The aforementioned is a large motivation behind Curry’s book, “The Man-Not: Race, Class, Genre, and the Dilemmas of Black Manhood,” which won the American Book Award in 2018.

Curry said his work is not a slight to feminists, as many have said, but rather dedicated to destigmatizing Black men from the caricatures they’ve been relegated to throughout history.

“In the U.S., Black males are usually theorized as pathological and defective by gender theorists in the liberal arts,” Curry said. “Black male studies attempts to theorize Black males from the empirical work on Black men showing them to be the most gender progressive and community-oriented individuals in the Black community, as well as the most involved fathers.”

Curry added that he has noted the resistance he faces in the U.S. is stronger than in other nations.

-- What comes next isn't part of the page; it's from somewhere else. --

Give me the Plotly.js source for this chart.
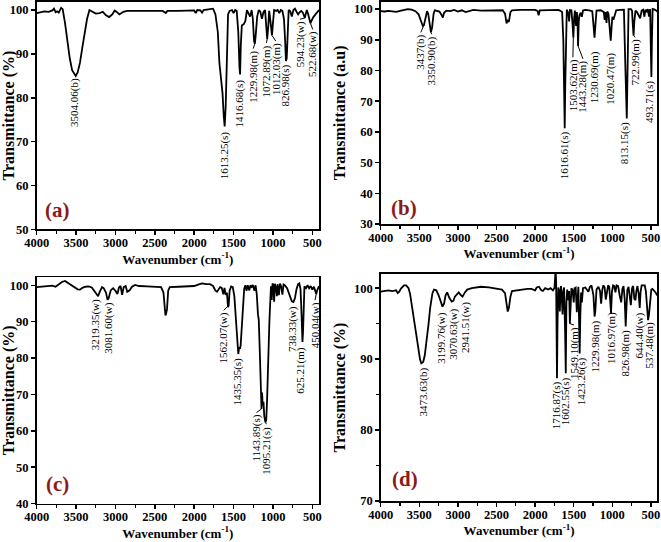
<!DOCTYPE html>
<html>
<head>
<meta charset="utf-8">
<script src="https://cdn.plot.ly/plotly-3.0.1.min.js"></script>
<style>html,body{margin:0;padding:0;background:#fff;}#chart{width:661px;height:542px;}</style>
</head>
<body>
<div id="chart"></div>
<script>
// ---------- Panel (a) ----------
const aWn = [4000,3950,3900,3850,3800,3780,3760,3740,3720,3690,3670,3640,3610,3580,3550,3520,3504,3480,3450,3420,3390,3360,3330,3300,3250,3200,3160,3120,3080,3040,3010,2980,2950,2900,2850,2700,2500,2400,2360,2340,2200,2000,1980,1960,1920,1900,1880,1800,1760,1730,1700,1680,1660,1640,1625,1613,1600,1585,1570,1550,1520,1500,1480,1460,1440,1425,1417,1408,1395,1370,1350,1330,1310,1290,1270,1255,1240,1230,1220,1200,1180,1160,1140,1120,1100,1085,1073,1060,1048,1035,1020,1012,1000,985,960,940,920,900,880,860,845,835,825,812,800,780,760,740,720,700,680,660,640,620,605,594,585,570,555,540,523,510,490,460,430,415];
const aT  = [99.3,99.5,99.7,99.6,99.9,100.3,99.5,99.7,99.4,100.5,100.2,97,93,89,86.3,85.2,85.0,85.8,88,91.5,95,98,100,99.7,99.2,99.3,99.6,98.8,98.4,99,99.9,99.5,99.0,99.6,99.8,99.8,99.9,99.8,99.3,99.8,99.8,99.9,99.3,100,99.9,99.4,100,100.1,100.3,99,95,88,84.5,81,76,73.5,78,90,99,99.8,100,99.3,100,99.8,95,87,85.3,92,96.5,96.8,97.5,100,99.3,98.5,100,98,93,92.3,94,98.5,100,99.6,98,99.5,100,96,93.4,96,99.8,98,94.5,94.2,97,100,99.8,100,99.3,100,99.8,98,93,88.4,89,96,100,99.7,98.5,100,100.3,99.6,99,99.5,99.8,99.4,98.5,98.2,99,100,99.2,98,97,97.5,98.3,99,99.6,100];
const aPeakText = ["3504.06(b)","1613.25(s)","1416.68(s)","1229.98(m)","1072.89(m)","1012.03(m)","826.98(s)","594.23(w)","522.68(w)"];
const aPeakX = [3511,1604,1421,1251,1082,963,835,657,495];
const aPeakY = [84.9,72.9,84.6,91.2,92.5,92.9,88.0,97.9,95.6];
const aHook  = [0,0,0,1,1,1,0,1,1];

// ---------- Panel (b) ----------
const bWn = [4000,3950,3900,3850,3800,3750,3700,3650,3600,3550,3510,3480,3455,3440,3420,3400,3385,3365,3350,3335,3315,3300,3270,3240,3210,3195,3180,3150,3100,3050,3000,2950,2900,2850,2800,2700,2600,2500,2420,2390,2370,2355,2340,2320,2300,2200,2100,2000,1970,1955,1940,1850,1750,1700,1680,1650,1635,1625,1617,1610,1600,1590,1570,1560,1550,1530,1515,1505,1495,1485,1470,1460,1452,1444,1435,1425,1410,1395,1380,1350,1300,1260,1245,1231,1220,1205,1150,1110,1100,1090,1075,1065,1050,1035,1021,1010,1000,985,970,950,900,850,830,820,813,806,798,790,760,745,735,725,715,700,680,660,640,620,600,585,570,555,540,525,510,500,494,487,478,450,430,415];
const bT  = [99.3,99.2,99.4,99.3,99.1,99.4,99.6,100,99.8,99.3,98.3,96.5,94.5,94.8,97.5,99.3,98.5,95,92.4,94,98.5,99.6,99.5,99.2,98,97.2,98.8,99.5,99.3,99.7,99.2,99.6,99.0,99.4,99.7,99.5,99.6,99.7,99.6,98.5,95.3,96.5,95.8,99,99.6,99.7,99.6,99.7,99.4,98,99.6,99.7,99.6,99.7,99.5,99,90,70,61.2,75,98,99.8,98.5,96,99.7,99.6,95,90.7,97,99.5,94.5,99,97,88,96,98,98.8,97.5,99.5,99.7,99.6,99.3,95,90.7,94.5,99.5,99.6,99.0,96.5,99,95.5,99.2,98.5,92,89.7,94,97.5,96.5,98,99.6,99.7,99.8,80,66,64.4,75,99,100,100,99.5,95,91.3,96,99.5,99,98,97,99.5,99.8,97.5,99.8,99,100,97.5,100,85,77.9,90,100,99.8,99.3,99.2];
const bPeakText = ["3437(b)","3350.90(b)","1616.61(s)","1503.62(m)","1443.28(m)","1230.69(m)","1020.47(m)","813.15(s)","722.99(m)","493.71(s)"];
const bPeakX = [3481,3339,1619,1511,1381,1222,1027,833,703,509];
const bPeakY = [92.4,91.8,60.7,84.3,83.8,87.0,86.5,63.9,90.8,77.3];
const bHook  = [1,1,0,1,1,0,0,0,1,0];

// ---------- Panel (c) ----------
const cWn = [4000,3950,3900,3850,3800,3760,3720,3680,3640,3600,3560,3520,3480,3450,3420,3380,3340,3300,3270,3240,3220,3200,3170,3150,3120,3100,3085,3060,3030,3000,2975,2955,2935,2915,2895,2870,2850,2820,2790,2750,2700,2600,2500,2420,2390,2375,2365,2355,2345,2330,2310,2200,2100,2000,1950,1900,1850,1800,1760,1730,1710,1690,1670,1650,1630,1615,1600,1585,1570,1562,1550,1530,1510,1490,1470,1455,1440,1428,1418,1410,1395,1380,1365,1350,1335,1320,1300,1285,1270,1255,1235,1220,1205,1190,1180,1170,1160,1150,1145,1138,1130,1120,1110,1095,1085,1075,1065,1055,1045,1035,1025,1015,1005,995,985,975,960,950,940,925,910,895,880,865,850,820,790,760,740,720,700,680,665,650,640,630,625,618,610,600,580,560,540,520,500,480,465,450,440,425,415];
const cT  = [99.5,99.6,99.8,99.8,99.9,99.6,100.2,100.9,101.2,100.6,99.9,99.3,98.9,98.8,99.3,99.6,99.7,99.4,98.5,97.3,97,98.2,99.5,99.2,98,96,96.5,98.6,99.2,98.5,97.6,99.4,99.8,97.4,99.5,99.8,98.2,98.6,99.6,100.1,99.8,99.7,99.6,99.5,98,93,91.7,92.3,93.5,98.5,99.5,99.6,99.6,99.8,100.2,100.5,100.3,100.3,99.8,98.5,98.2,99,99.5,99.3,97.5,99.3,97.4,98,94,94.5,98.5,99.7,99.5,97,91,84,81.1,83,82.5,83.5,88,95,99,100,98.5,100,98.6,100,99.4,100.1,98.5,100,97.5,92,90.5,84,78,71,66,70.5,67,68,64,62.3,63,68,77,84,90,95,99.7,96,100.5,100.2,95.5,100.4,99.3,97,100.3,97.3,100.5,99.7,97.4,100.2,100,99.2,97.5,95.6,95.4,96.5,99,100.3,100.5,99,94,85,84.4,87,98,99.7,99.2,100,99.2,99.8,98.8,99.6,98.6,97.6,98.5,99.6,99.8];
const cPeakText = ["3219.35(w)","3081.60(w)","1562.07(w)","1435.35(s)","1143.89(s)","1095.21(s)","738.33(w)","625.21(m)","450.04(w)"];
const cPeakX = [3248,3091,1625,1455,1209,1082,742,644,466];
const cPeakY = [96.8,95.7,93.1,80.7,65.0,61.8,94.9,83.4,95.9];
const cHook  = [0,0,1,0,1,1,0,0,1];

// ---------- Panel (d) ----------
const dWn = [4000,3950,3900,3850,3800,3780,3760,3740,3700,3670,3640,3620,3600,3570,3540,3510,3490,3474,3450,3430,3400,3380,3360,3330,3310,3280,3250,3220,3200,3180,3160,3140,3110,3080,3060,3040,3010,2990,2960,2940,2910,2880,2820,2750,2700,2600,2500,2430,2390,2370,2355,2340,2320,2300,2200,2100,2050,2000,1980,1950,1920,1900,1870,1830,1800,1770,1750,1735,1728,1722,1717,1710,1700,1690,1680,1672,1665,1655,1645,1635,1625,1612,1603,1595,1585,1570,1560,1550,1540,1530,1515,1500,1490,1475,1460,1450,1440,1430,1423,1415,1405,1395,1380,1350,1330,1310,1290,1270,1245,1230,1220,1205,1180,1160,1145,1130,1115,1100,1085,1070,1055,1040,1025,1017,1005,990,975,960,945,925,905,885,870,855,840,827,818,805,790,775,760,745,730,715,700,690,675,660,645,635,620,600,580,565,550,537,525,510,495,480,460,440,420,415];
const dT  = [99.5,99.6,99.7,99.6,99.7,99.3,99.5,99.9,100.4,100.4,100,99.2,97.8,95.5,93,91,89.9,89.4,89.6,90.5,93,95,97.2,99.3,99.8,99.7,99,97.8,97.4,97.8,99,99.4,98.6,98.1,98.2,98.8,99.2,99.4,99,98.8,99.4,99.8,100,100.1,100.2,100.1,99.9,99.8,99.3,97.8,96.7,97.2,98.8,99.6,99.8,99.9,99.9,99.7,100.1,100.2,99.7,99.6,100,99.8,100,99.7,100,102.5,101,92,87.3,95,100.1,99.6,96.7,99.5,100.3,98.7,96.3,99.6,100.1,94,88,98,99.8,98.3,99.6,95,98,100,99.7,98,100,100.1,96.6,99.6,100.2,95,90.8,96,99.4,98,100,100.1,99.8,99.5,100.2,100.4,99,96,96.8,99.8,100.2,99.6,97.8,99.8,100.4,100.1,98.4,99.4,100.4,100.2,97.5,96.5,99.5,100.4,100.3,99.4,100.4,100.3,99,98,99.9,100.3,98.5,94.6,97,99.8,100.2,98.6,97.6,100,100.3,98.5,98.3,99.5,100.3,99.3,97.2,99.4,100.4,100.4,100.4,99.5,97,95.5,96.3,98.4,99.8,99.9,99.7,99.4,99,99.1];
const dPeakText = ["3473.63(b)","3199.76(w)","3070.63(w)","2941.51(w)","1716.87(s)","1602.55(s)","1549.10(m)","1423.26(s)","1229.98(m)","1016.97(m)","826.98(m)","644.40(w)","537.48(m)"];
const dPeakX = [3446,3207,3056,2904,1713,1604,1496,1401,1215,1020,825,651,521];
const dPeakY = [89.1,96.9,97.4,98.3,87.2,87.7,94.8,90.6,95.7,96.9,94.3,96.9,95.5];
const dHook  = [0,0,0,0,0,0,1,0,0,0,0,0,0];

const panelLabels = ["(a)","(b)","(c)","(d)"];
const yTitles = ["Transmittance (%)","Transmittance (a.u)","Transmittance (%)","Transmittance (%)"];
const xTitle = "Wavenumber (cm<sup>-1</sup>)";

// ---------- build ----------
const SERIF = "Liberation Serif, Times New Roman, serif";
const panels = [
  {wn:aWn, t:aT, pt:aPeakText, px:aPeakX, py:aPeakY, hk:aHook, yr:[50,101.9], xd:[0.0555,0.4826], yd:[0.5766,0.9969], lab:[3741,54.4]},
  {wn:bWn, t:bT, pt:bPeakText, px:bPeakX, py:bPeakY, hk:bHook, yr:[30,102.4], xd:[0.576,0.9947], yd:[0.5867,0.9969], lab:[3698,35.1]},
  {wn:cWn, t:cT, pt:cPeakText, px:cPeakX, py:cPeakY, hk:cHook, yr:[40,102.2], xd:[0.0555,0.4826], yd:[0.0710,0.4884], lab:[3741,45.3]},
  {wn:dWn, t:dT, pt:dPeakText, px:dPeakX, py:dPeakY, hk:dHook, yr:[70,102], xd:[0.576,0.9947], yd:[0.0756,0.4945], lab:[3688,73.1]}
];

// value of the drawn spectrum nearest to a wavenumber (for leader lines)
function nearestT(wn, t, target){
  let best = 0, bd = Infinity;
  for (let k=0;k<wn.length;k++){ const d=Math.abs(wn[k]-target); if(d<bd){bd=d;best=k;} }
  return [wn[best], t[best]];
}

const data = [];
const annotations = [];
const shapes = [];
const layout = {
  width:661, height:542,
  margin:{l:0,r:0,t:0,b:0},
  paper_bgcolor:"#fff", plot_bgcolor:"#fff",
  showlegend:false,
  font:{family:SERIF, color:"#000"}
};

panels.forEach((p,i)=>{
  const n = i===0 ? "" : String(i+1);
  const xa = "x"+n, ya = "y"+n;
  data.push({x:p.wn, y:p.t, xaxis:xa, yaxis:ya, type:"scatter", mode:"lines",
    line:{color:"#000", width:1.8}, hoverinfo:"skip"});
  layout["xaxis"+n] = {
    domain:p.xd, anchor:ya, range:[4000,415],
    tick0:500, dtick:500, ticks:"outside", ticklen:4, tickwidth:1.5, tickcolor:"#000",
    minor:{dtick:250, ticks:"outside", ticklen:3, tickwidth:1.2, tickcolor:"#000"},
    showline:true, linecolor:"#000", linewidth:1.6, mirror:true,
    showgrid:false, zeroline:false, ticklabelstandoff:-3,
    tickfont:{family:SERIF, size:12.5, weight:"bold", color:"#000"},
    title:{text:xTitle, font:{family:SERIF, size:13, weight:"bold", color:"#000"}, standoff:0}
  };
  layout["yaxis"+n] = {
    domain:p.yd, anchor:xa, range:p.yr,
    dtick:10, tick0:0, ticks:"outside", ticklen:4, tickwidth:1.5, tickcolor:"#000",
    showline:true, linecolor:"#000", linewidth:1.6, mirror:true,
    showgrid:false, zeroline:false,
    tickfont:{family:SERIF, size:12.5, weight:"bold", color:"#000"},
    title:{text:yTitles[i], font:{family:SERIF, size:16, weight:"bold", color:"#000"}, standoff:4}
  };
  if (i===3) layout["yaxis"+n].minor = {dtick:5, ticks:"outside", ticklen:3, tickwidth:1.2, tickcolor:"#000"};
  p.pt.forEach((txt,k)=>{
    annotations.push({xref:xa, yref:ya, x:p.px[k], y:p.py[k], text:txt, showarrow:false,
      textangle:-90, xanchor:"center", yanchor:"top",
      font:{family:SERIF, size:11, color:"#000"}});
    if (p.hk[k]) {
      const pk = nearestT(p.wn, p.t, parseFloat(txt));
      shapes.push({type:"line", xref:xa, yref:ya, x0:pk[0], y0:pk[1], x1:p.px[k], y1:p.py[k],
        line:{color:"#000", width:1}});
    }
  });
  annotations.push({xref:xa, yref:ya, x:p.lab[0], y:p.lab[1], text:panelLabels[i], showarrow:false,
    xanchor:"center", yanchor:"middle",
    font:{family:SERIF, size:21, weight:"bold", color:"#8B1A1A"}});
});
layout.annotations = annotations;
layout.shapes = shapes;

Plotly.newPlot("chart", data, layout, {displayModeBar:false, staticPlot:true});
</script>
</body>
</html>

“There is a resistance to understanding Black men beyond the caricatures of them as violent, abusive toward women, and rapists within academic disciplines,” Curry continued. “Institutions and audiences outside the United States have been much more interested in rethinking their relationships to racialized men generally, and Black men, specifically given my research.”

In his research, Curry specializes in critical race theory (CRT), 19th-century ethnology and social-political theory – which many Republicans and right-leaning Americans are trying to dismantle right now.

However, Curry makes it clear, his move to Scotland was not out of fear, but opportunity.

“I think some people like the idea of me being run out of the United States, rather than looking at the move to Scotland as a professional decision that would allow me to develop Black male studies and Africana philosophy without the limitations many Black faculty around the country have described over the last several years under Trump,” Curry said.